Can you give me a recommendation? If I haven't worked with you, the short answer is no.

I'm occasionally asked by others some variation of the following: 

"My son is trying to get a job working in film. Do you know of any opportunities?" 

"I'd really like to work in movies. Do you know of anyone who's hiring?" 

I understand the reasons for asking these questions. It's hard to get a job working on movies. Arguably more difficult than most other career fields because job offerings are not usually posted online and getting a job usually requires knowing someone. So I understand why others ask me if I know of any opportunities. 

But the heart of this question really is "Can you recommend me?" Because if I tell you that I do know of an opportunity, your next question will be for me to put you in touch with the right people to take advantage. After all, as they say, it's not what you know, it's who you know. 

But let me make something clear - if there was an opportunity I thought you were good for, I would've already recommended you for it. 

That might sound confusing so let me explain because I think most people have the wrong idea about how recommendations work in this business. 

Here's the way recommendations DON'T work -- 

Let's say your mom meets someone involved in the film business. Your mom, knowing that you are interested in working film, is going to advocate for you immediately without solicitation. "Oh you work in film? My Johnny loves film! He wants a job in film. Do you know of any opportunities for him? He's such a hard worker. I know you won't regret giving him a shot." 

Your mom shouldn't be faulted for this. She's your mom and it's basically her job to be your advocate in all circumstances. But let's be clear - I'm not your mom. I'm not going to speak on your behalf just because you asked me to.

If I meet someone else who works in the film business, my first thought is not going to be trying to get someone else a job. I'm probably more focused on my relationship with this person, whether it's personal or professional.

And I imagine I'm asking the same questions most people in business are asking themselves when they meet someone new. How can I help this person? Are there opportunities for us to work together? 

Because I'm focused on my relationship with them, I'm not going to start talking about someone else I barely know. 

Here's how recommendations DO work -- 

Let's say I meet a fellow filmmaker over coffee and they tell me they're looking for a good editor/cinematographer/gaffer/grip etc. Now I'm presented with an opportunity to help this filmmaker out. I want to present them with someone who's actually going to be helpful because I want them to feel like I helped them out with this recommendation. 

So when they ask me for help finding a good person, I'm going to go through the rolodex in my head of people I've worked with that I know to be good. Who could I refer to this person that I know they'd enjoy working with? 

I don't want to take a risk recommending someone I barely know because what if that person turns out to be bad? Now I look bad for recommending them and that filmmaker is less likely to work with me in the future.

And even if I do know someone that could fill that job role, if I didn't enjoy working with that person or didn't feel they were as skilled as they made themselves out to be, I'm not going to recommend them. 

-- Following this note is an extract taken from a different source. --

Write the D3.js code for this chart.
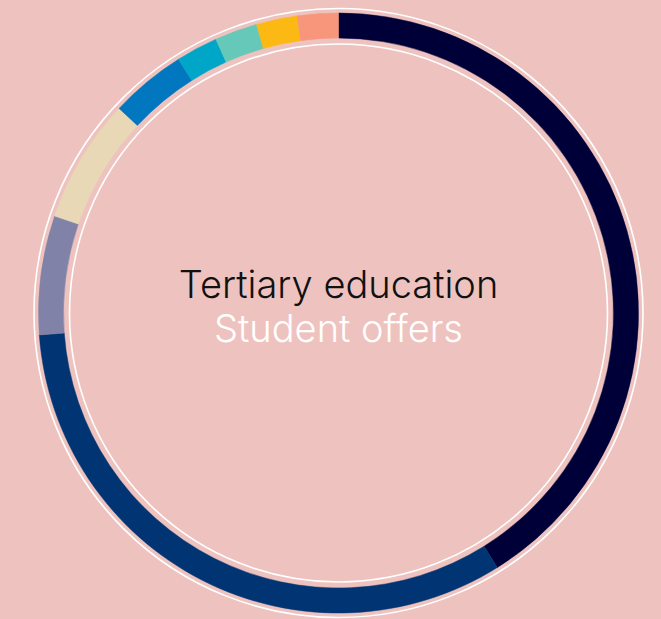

Making good recommendations in the film business is a means of social capital that most filmmakers don't give up easily. As a result, we're only going to recommend people we've actually worked with and that we've enjoyed working with. 

So if you want a recommendation, do good work with lots of people. And I know some of you are saying "Well, that's a catch 22. How do I get work without a recommendation?" Sometimes you have to be willing to do work for free to establish a relationship. This could mean getting an internship or taking on a short job on an indie film and working for free. If you make a positive impression, those folks will recommend you. I've mentioned the P.A. Academy under the Atlanta Film Festival to some of you before as a means of getting started. 

But don't ask me for work or for a recommendation if I haven't seen what it's like to work with you. Trust that if you do good work, most people will talk about how great it was to work with you and work will come from that.